Saturday, December 10, 2011

1959 POSB savings account

I attended the When Nations Remember 2 conference on 28 November 2011. In his speech, the guest-of-honour, Dr Yaacob Ibrahim, the Minister for Information, Communications and the Arts, recalled that as a kid, he used to have a savings account with the Post Office Savings Bank. He said;

 “I remember when I was a kid, we were issued with the POSB ‘Save At School’ stamp card with empty boxes for pasting postage stamps, and we would use our savings to buy 5-cent or 10-cent stamps to paste onto the card. When we complete the card with 20 stamps, we will give it to the school which will send it in to the bank, and it adds to our savings account. Till today, I still have a POSB account.”

Unfortunately, the minister did not have his original POSB passbook with him, and so most of the audience still had no idea what such a passbook looked like. But no worries. You can always come to Good Morning Yesterday. Thanks to my friend Jong Keng from ACS, I am able to satisfy your curiosity.

This is the front cover of the bank book. Notice, first of all, that it is not blue in colour. Notice also that the instructions are in Singapore’s 4 official languages; with the Malay instructions written in Jawi script. Older Singaporeans would have seen such writing in many official documents when we were young. And over in Malaysia, you will still be able to see some shops using Jawi in their signboards.

You must be wondering what was the interest rate. Well, as you can see from the inside cover, it’s 2.5% p.a. And interestingly, it is signed, The Controller, Post Office Savings Bank, Kuala Lumpur.

And this is the inside of the passbook. I wonder how much my friend’s $8 is worth after half a century?


Thimbuktu said...

A wonderful Singapore memories nostalgia blog, Chun See.

These photos of the brown cardboard POSB Saving Book in 1959 as a "memory-aid" strikes back my memories of my primary schooldays to open a POSB bank account in school for the students to join the postage stamps collection cards scheme. One a week when the teacher sold the stamps, I will skip the daily pocket money of 30 cents for recess at the tuckshop, paste the stamps to fill up the completed stamp cards to POSB with the bank account card to deposit our fun way of savings for school children.

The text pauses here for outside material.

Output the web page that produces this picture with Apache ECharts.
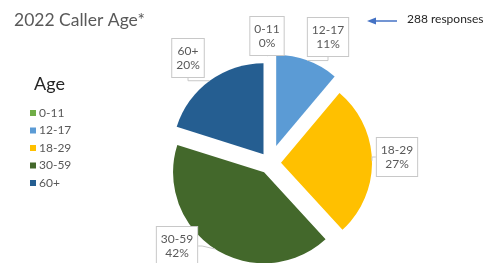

Unfortunately, my personal heritage collection was burnt in the Bukit Ho Swee fire.

This is the way our your young days memories could be saved through Singapore Memory Project fun ways too.

Keep up the gem contribution, Chun See.

Lam Chun See said...

Like my friend JK, I also took part in this PO saving system in P1 in ACS. But when I moved to Braddell Rise School in P2, I stopped - I think

Brian and Tess said...

Watching a tv programme on the crisis in the western economies one major difference between western developed economies and China and other rapidly developing economies is that China and other places are characterised by a great deal of saving - by individuals and businesses, followed by productive investment. The younger generation here in the UK will know nothing of saving - if they want something the parental credit card will be called on. It seems to me that your stamp buying sessions might have been an important part of your education!

ANDY: Pop Music Not Pills. © said...

I remember starting a POST Bank at Geylang PO as a child. Stamps were pasted on my Pass Book.